> **THE TASK**: Every line of the listing must be reproduced as it stands. Leave the images behind.

> **INFORMATION PROVIDED**:
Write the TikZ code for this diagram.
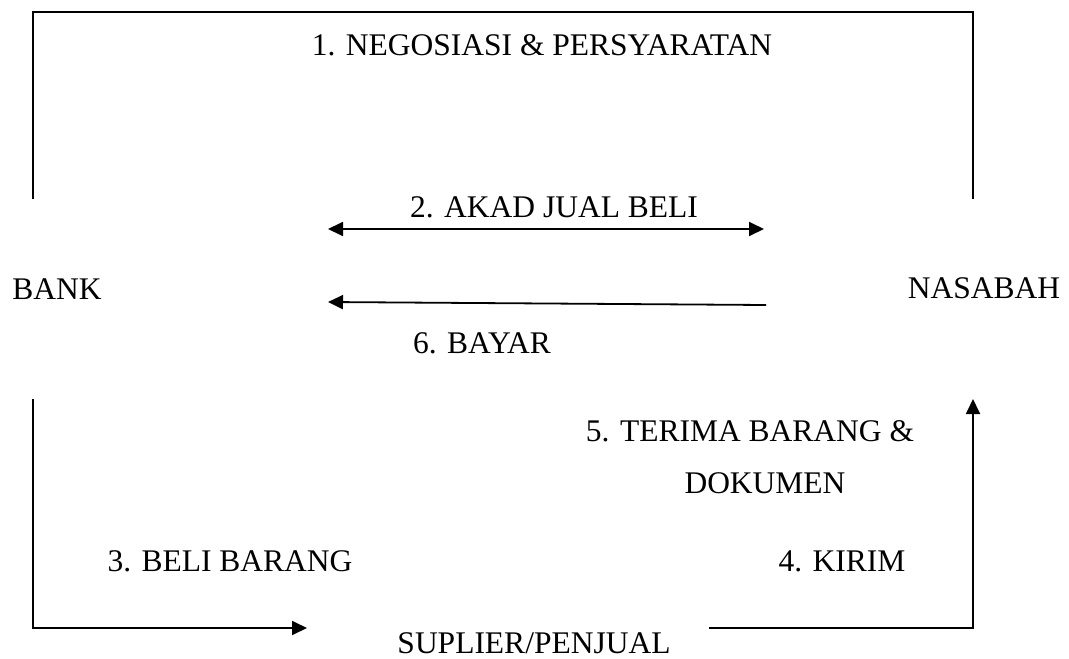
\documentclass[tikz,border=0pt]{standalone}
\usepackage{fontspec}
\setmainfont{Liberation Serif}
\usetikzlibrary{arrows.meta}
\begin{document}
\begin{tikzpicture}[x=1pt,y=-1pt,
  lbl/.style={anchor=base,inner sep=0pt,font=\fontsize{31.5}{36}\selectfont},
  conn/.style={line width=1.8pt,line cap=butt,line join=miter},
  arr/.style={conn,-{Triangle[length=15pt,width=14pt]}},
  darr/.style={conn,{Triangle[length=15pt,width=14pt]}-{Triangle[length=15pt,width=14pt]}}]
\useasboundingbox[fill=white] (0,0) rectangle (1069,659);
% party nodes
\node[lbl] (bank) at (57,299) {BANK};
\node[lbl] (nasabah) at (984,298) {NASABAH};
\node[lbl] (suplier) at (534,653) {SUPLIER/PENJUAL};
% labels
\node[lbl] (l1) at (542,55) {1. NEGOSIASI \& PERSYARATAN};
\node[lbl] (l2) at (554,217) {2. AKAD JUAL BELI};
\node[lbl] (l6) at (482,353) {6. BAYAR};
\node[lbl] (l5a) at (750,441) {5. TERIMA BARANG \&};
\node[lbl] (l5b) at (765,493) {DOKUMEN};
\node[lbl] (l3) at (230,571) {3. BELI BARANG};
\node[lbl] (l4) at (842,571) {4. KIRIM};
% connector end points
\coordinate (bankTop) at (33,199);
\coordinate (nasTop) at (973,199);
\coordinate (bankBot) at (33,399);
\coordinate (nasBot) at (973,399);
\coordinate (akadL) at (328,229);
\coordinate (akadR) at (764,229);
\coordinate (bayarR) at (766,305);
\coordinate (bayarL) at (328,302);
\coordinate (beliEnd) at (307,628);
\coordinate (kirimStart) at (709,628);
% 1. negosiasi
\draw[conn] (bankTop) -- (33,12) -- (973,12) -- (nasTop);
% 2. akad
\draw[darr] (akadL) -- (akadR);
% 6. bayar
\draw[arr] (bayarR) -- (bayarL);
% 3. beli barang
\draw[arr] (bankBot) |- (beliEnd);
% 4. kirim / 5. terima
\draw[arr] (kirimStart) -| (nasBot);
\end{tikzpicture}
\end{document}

> **FINISHED EXERCISE**:
Write the TikZ code for this diagram.
\documentclass[tikz,border=0pt]{standalone}
\usepackage{fontspec}
\setmainfont{Liberation Serif}
\usetikzlibrary{arrows.meta}
\begin{document}
\begin{tikzpicture}[x=1pt,y=-1pt,
  lbl/.style={anchor=base,inner sep=0pt,font=\fontsize{31.5}{36}\selectfont},
  conn/.style={line width=1.8pt,line cap=butt,line join=miter},
  arr/.style={conn,-{Triangle[length=15pt,width=14pt]}},
  darr/.style={conn,{Triangle[length=15pt,width=14pt]}-{Triangle[length=15pt,width=14pt]}}]
\useasboundingbox[fill=white] (0,0) rectangle (1069,659);
% party nodes
\node[lbl] (bank) at (57,299) {BANK};
\node[lbl] (nasabah) at (984,298) {NASABAH};
\node[lbl] (suplier) at (534,653) {SUPLIER/PENJUAL};
% labels
\node[lbl] (l1) at (542,55) {1. NEGOSIASI \& PERSYARATAN};
\node[lbl] (l2) at (554,217) {2. AKAD JUAL BELI};
\node[lbl] (l6) at (482,353) {6. BAYAR};
\node[lbl] (l5a) at (750,441) {5. TERIMA BARANG \&};
\node[lbl] (l5b) at (765,493) {DOKUMEN};
\node[lbl] (l3) at (230,571) {3. BELI BARANG};
\node[lbl] (l4) at (842,571) {4. KIRIM};
% connector end points
\coordinate (bankTop) at (33,199);
\coordinate (nasTop) at (973,199);
\coordinate (bankBot) at (33,399);
\coordinate (nasBot) at (973,399);
\coordinate (akadL) at (328,229);
\coordinate (akadR) at (764,229);
\coordinate (bayarR) at (766,305);
\coordinate (bayarL) at (328,302);
\coordinate (beliEnd) at (307,628);
\coordinate (kirimStart) at (709,628);
% 1. negosiasi
\draw[conn] (bankTop) -- (33,12) -- (973,12) -- (nasTop);
% 2. akad
\draw[darr] (akadL) -- (akadR);
% 6. bayar
\draw[arr] (bayarR) -- (bayarL);
% 3. beli barang
\draw[arr] (bankBot) |- (beliEnd);
% 4. kirim / 5. terima
\draw[arr] (kirimStart) -| (nasBot);
\end{tikzpicture}
\end{document}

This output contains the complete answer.